== Information supplied

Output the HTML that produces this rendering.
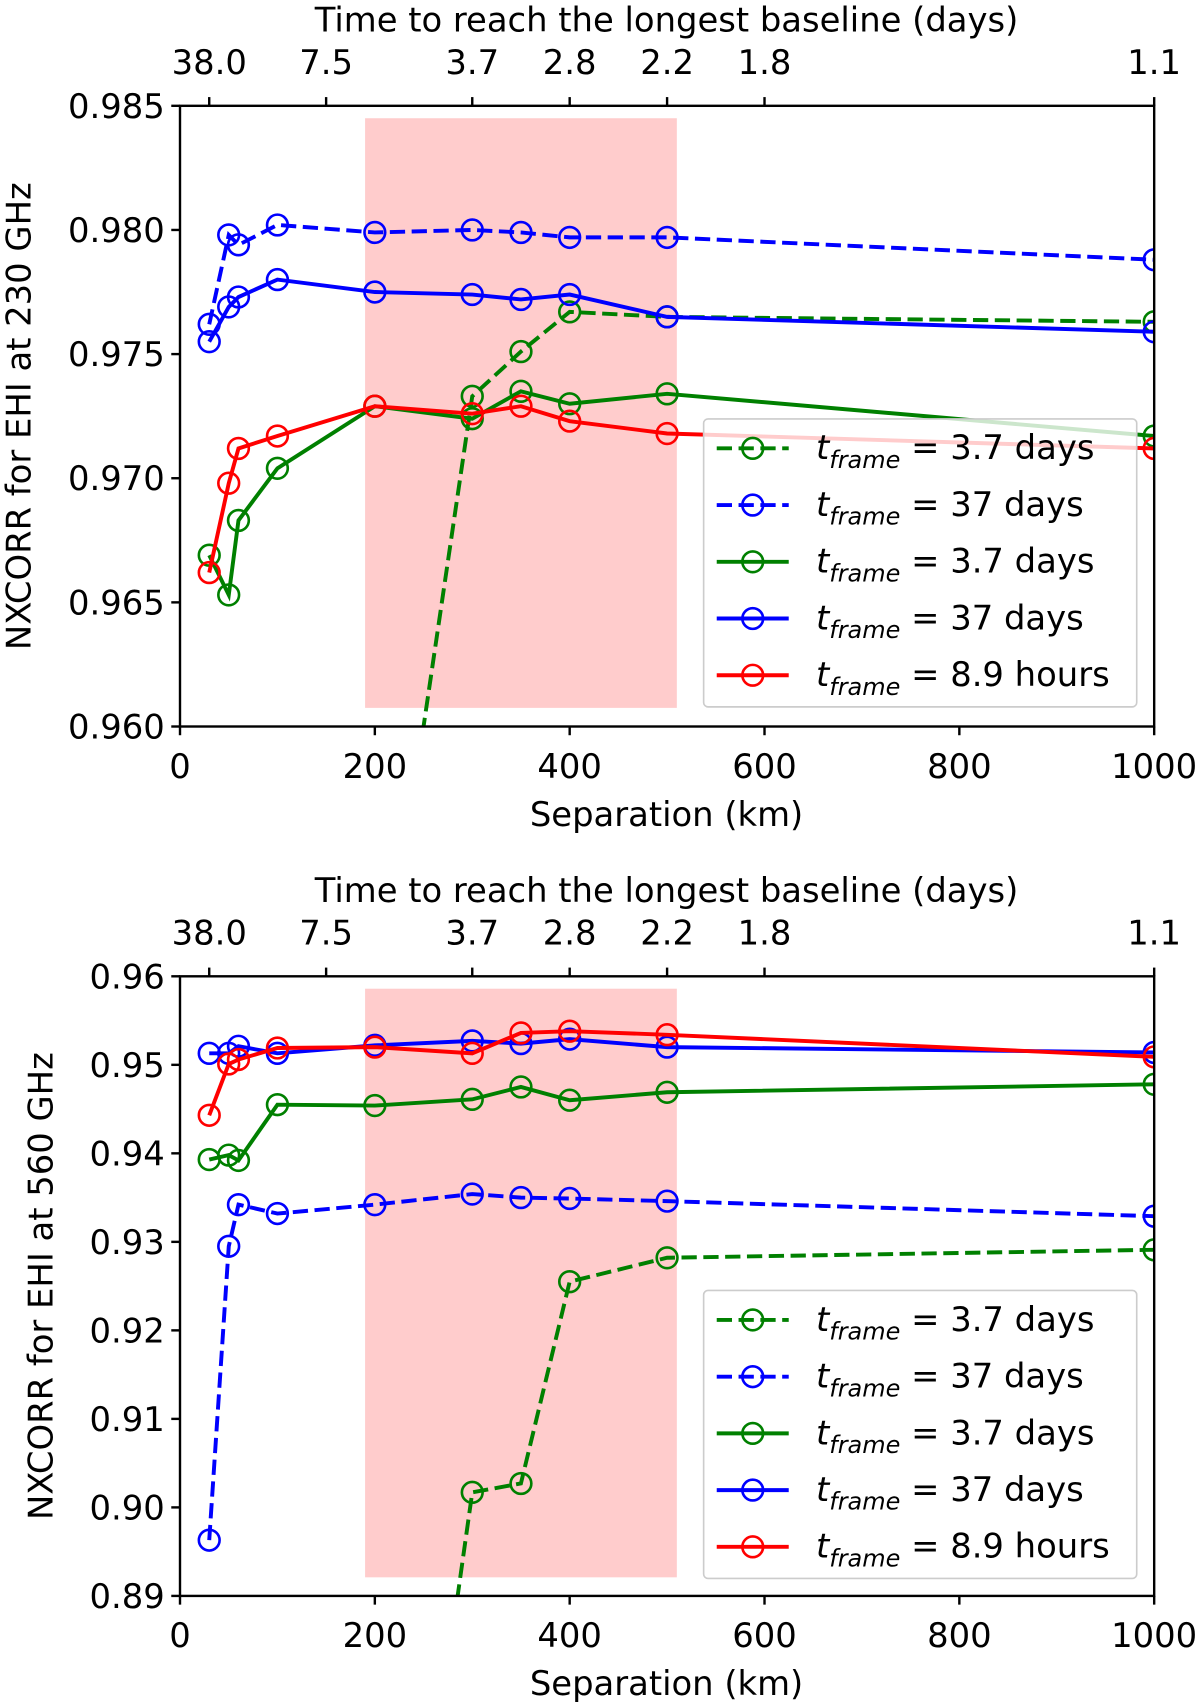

====
== Information supplied

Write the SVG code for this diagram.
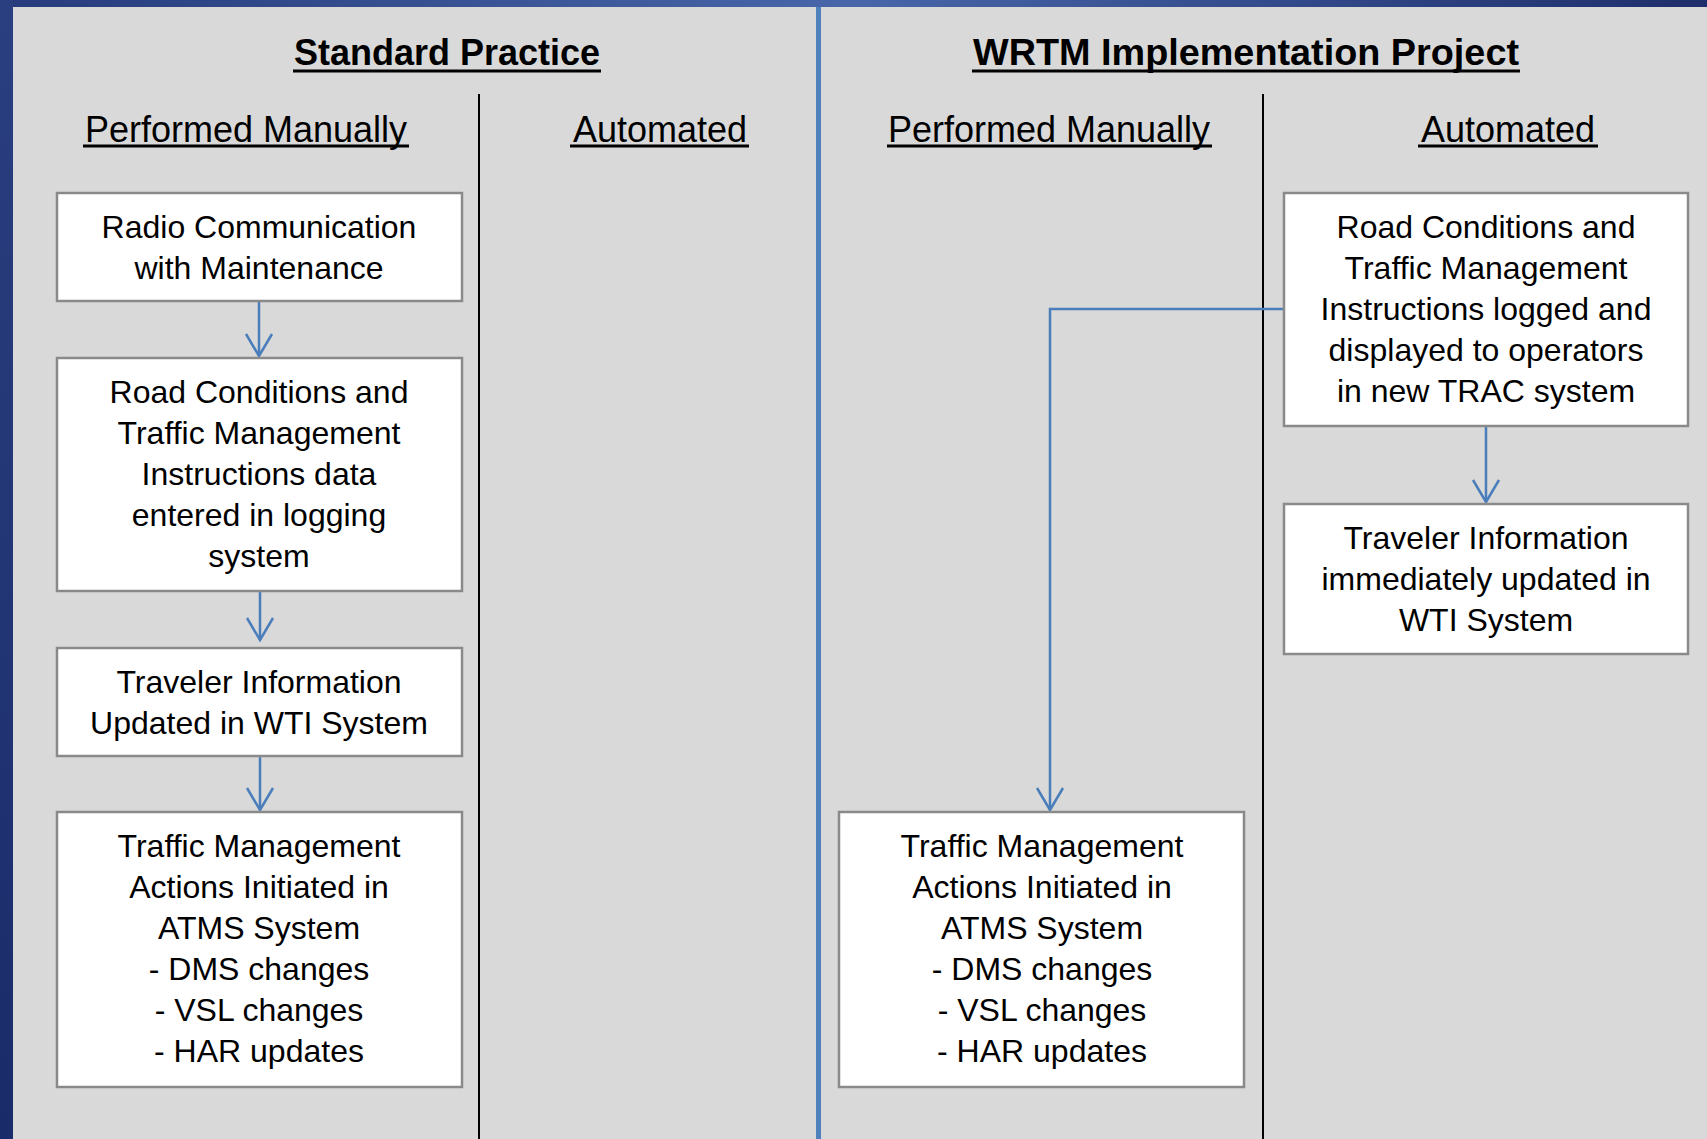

====
== Information supplied

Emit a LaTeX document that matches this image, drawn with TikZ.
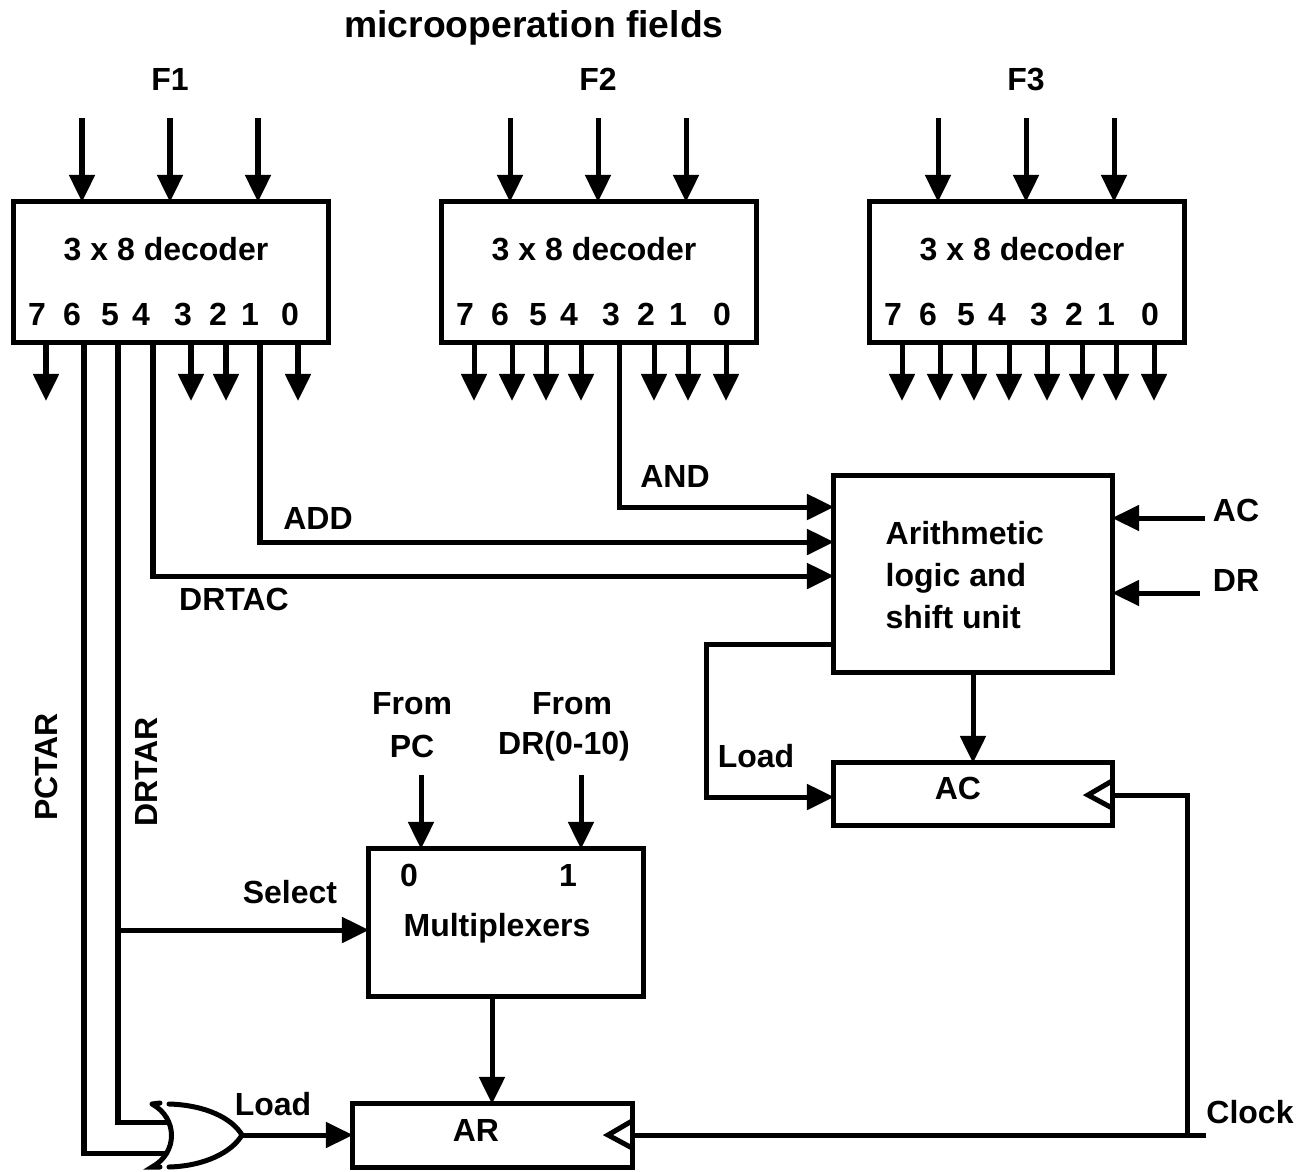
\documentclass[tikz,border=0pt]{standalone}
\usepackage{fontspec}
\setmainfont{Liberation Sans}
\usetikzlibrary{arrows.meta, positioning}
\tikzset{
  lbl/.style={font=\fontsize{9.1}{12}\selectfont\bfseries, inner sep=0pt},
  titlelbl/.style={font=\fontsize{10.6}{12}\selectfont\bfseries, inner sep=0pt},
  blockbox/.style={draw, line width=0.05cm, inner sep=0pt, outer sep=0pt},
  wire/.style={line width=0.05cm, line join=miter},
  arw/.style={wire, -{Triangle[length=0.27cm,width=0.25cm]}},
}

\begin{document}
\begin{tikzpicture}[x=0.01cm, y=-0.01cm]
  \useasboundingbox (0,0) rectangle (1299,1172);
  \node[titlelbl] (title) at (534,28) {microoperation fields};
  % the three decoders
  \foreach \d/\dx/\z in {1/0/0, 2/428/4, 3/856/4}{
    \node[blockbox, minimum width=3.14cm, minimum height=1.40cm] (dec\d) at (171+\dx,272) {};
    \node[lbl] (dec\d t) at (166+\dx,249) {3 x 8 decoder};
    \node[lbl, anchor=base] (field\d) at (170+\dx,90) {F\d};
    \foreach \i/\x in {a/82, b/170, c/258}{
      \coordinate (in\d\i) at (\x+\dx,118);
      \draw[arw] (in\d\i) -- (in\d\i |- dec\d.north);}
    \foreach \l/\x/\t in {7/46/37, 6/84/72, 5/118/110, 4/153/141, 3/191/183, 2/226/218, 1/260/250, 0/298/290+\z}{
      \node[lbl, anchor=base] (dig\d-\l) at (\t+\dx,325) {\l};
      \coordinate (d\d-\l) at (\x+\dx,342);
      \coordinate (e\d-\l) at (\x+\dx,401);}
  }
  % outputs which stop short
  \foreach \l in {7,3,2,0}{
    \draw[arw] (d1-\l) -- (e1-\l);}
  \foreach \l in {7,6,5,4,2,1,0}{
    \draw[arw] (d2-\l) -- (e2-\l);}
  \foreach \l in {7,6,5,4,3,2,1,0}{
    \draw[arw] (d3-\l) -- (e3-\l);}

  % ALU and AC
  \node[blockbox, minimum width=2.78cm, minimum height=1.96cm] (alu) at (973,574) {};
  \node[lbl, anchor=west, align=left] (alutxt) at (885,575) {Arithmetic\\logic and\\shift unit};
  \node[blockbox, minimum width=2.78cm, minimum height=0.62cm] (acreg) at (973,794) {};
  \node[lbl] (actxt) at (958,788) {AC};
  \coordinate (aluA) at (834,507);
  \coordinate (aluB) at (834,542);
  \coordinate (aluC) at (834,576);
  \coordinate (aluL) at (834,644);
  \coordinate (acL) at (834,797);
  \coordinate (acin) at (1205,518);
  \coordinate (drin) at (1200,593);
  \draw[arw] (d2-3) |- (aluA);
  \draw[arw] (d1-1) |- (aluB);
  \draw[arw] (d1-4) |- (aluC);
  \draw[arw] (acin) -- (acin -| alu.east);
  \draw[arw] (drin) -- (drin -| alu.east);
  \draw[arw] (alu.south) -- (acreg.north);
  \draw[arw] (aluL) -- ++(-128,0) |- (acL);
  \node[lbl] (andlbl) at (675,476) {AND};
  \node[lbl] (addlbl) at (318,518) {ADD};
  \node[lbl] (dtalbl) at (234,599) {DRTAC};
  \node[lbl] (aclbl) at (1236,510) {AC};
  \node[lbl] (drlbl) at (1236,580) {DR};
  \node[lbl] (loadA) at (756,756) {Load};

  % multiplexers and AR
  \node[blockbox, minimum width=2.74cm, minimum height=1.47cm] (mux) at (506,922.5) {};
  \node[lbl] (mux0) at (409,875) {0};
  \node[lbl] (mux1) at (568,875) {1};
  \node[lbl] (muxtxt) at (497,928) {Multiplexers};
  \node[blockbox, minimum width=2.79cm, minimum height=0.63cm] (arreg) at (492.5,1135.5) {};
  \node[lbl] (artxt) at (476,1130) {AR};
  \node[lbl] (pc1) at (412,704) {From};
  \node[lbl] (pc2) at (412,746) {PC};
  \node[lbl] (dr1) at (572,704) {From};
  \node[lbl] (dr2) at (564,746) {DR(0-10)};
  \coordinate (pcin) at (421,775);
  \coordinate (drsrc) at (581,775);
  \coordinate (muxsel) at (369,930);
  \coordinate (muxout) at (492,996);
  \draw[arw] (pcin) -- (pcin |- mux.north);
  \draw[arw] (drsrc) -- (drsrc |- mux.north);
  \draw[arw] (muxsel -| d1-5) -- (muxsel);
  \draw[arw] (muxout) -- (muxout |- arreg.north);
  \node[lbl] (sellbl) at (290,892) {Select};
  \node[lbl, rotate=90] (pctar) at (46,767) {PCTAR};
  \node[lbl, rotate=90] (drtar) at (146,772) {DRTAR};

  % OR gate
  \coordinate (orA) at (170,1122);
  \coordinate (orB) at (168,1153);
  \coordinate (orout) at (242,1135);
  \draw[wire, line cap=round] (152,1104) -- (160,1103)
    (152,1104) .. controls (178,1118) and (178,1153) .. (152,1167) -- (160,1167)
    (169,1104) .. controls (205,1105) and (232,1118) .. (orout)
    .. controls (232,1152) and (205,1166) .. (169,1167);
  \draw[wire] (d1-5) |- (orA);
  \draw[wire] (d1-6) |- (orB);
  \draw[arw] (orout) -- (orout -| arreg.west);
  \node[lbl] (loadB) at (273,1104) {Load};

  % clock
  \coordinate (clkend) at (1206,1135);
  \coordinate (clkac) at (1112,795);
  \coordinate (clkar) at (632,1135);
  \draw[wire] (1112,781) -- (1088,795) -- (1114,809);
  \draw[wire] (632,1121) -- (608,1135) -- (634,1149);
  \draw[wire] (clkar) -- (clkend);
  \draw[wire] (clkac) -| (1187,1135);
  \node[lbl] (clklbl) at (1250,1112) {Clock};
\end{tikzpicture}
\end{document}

====

The problem: Tally up the lines with the word "this" in them, and answer with that number by itself.

Task output: 3